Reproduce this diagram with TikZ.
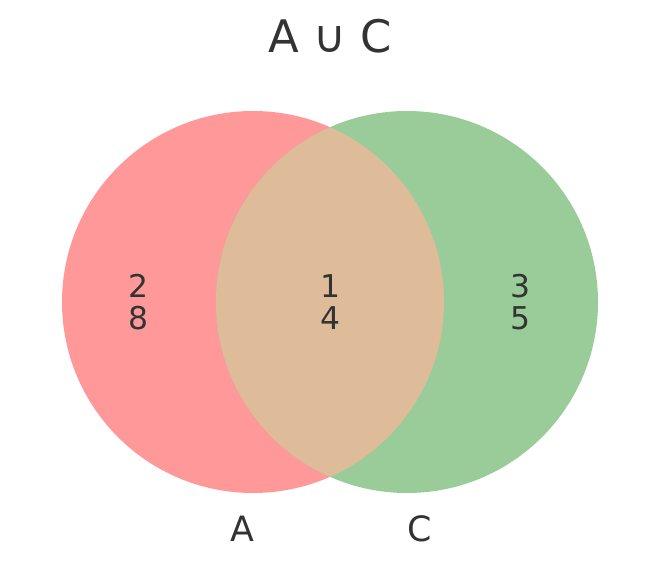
\documentclass[tikz,border=0pt]{standalone}
\usepackage{fontspec}
\setmainfont{DejaVu Sans}
\definecolor{redset}{HTML}{FF9999}
\definecolor{greenset}{HTML}{99CC99}
\definecolor{mixset}{HTML}{DFBC99}
\definecolor{txt}{HTML}{333333}
\tikzset{
  lbl/.style={anchor=base, inner sep=0pt, text=txt, font=\fontsize{31.5}{32}\selectfont},
  setlbl/.style={anchor=base, inner sep=0pt, text=txt, font=\fontsize{35}{36}\selectfont},
  ttl/.style={anchor=base, inner sep=0pt, text=txt, font=\fontsize{45}{46}\selectfont}
}
\begin{document}
\begin{tikzpicture}[x=1bp,y=-1bp]
\useasboundingbox (0,0) rectangle (660,566);
\fill[redset] (253,302) circle[radius=191bp];
\fill[greenset] (407,302) circle[radius=191bp];
\begin{scope}
\clip (253,302) circle[radius=191bp];
\fill[mixset] (407,302) circle[radius=191bp];
\end{scope}
\node[ttl] (title) at (330,53) {A ∪ C};
\node[lbl] (a1) at (138.5,297) {2};
\node[lbl] (a2) at (138.5,329) {8};
\node[lbl] (m1) at (330,297) {1};
\node[lbl] (m2) at (330,329) {4};
\node[lbl] (c1) at (520.5,297) {3};
\node[lbl] (c2) at (520.5,329) {5};
\node[setlbl] (la) at (242,541) {A};
\node[setlbl] (lc) at (420,541) {C};
\end{tikzpicture}
\end{document}
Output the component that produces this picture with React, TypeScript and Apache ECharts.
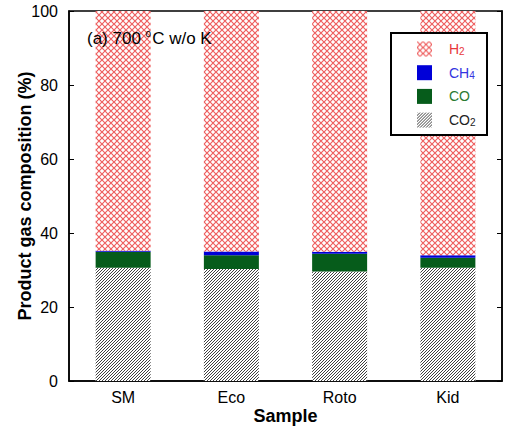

..........

Aim:
Copy every line of the listing that contains the word "with".

Task result:
Reproduce this diagram with TikZ.
Output the component that produces this picture with React, TypeScript and Apache ECharts.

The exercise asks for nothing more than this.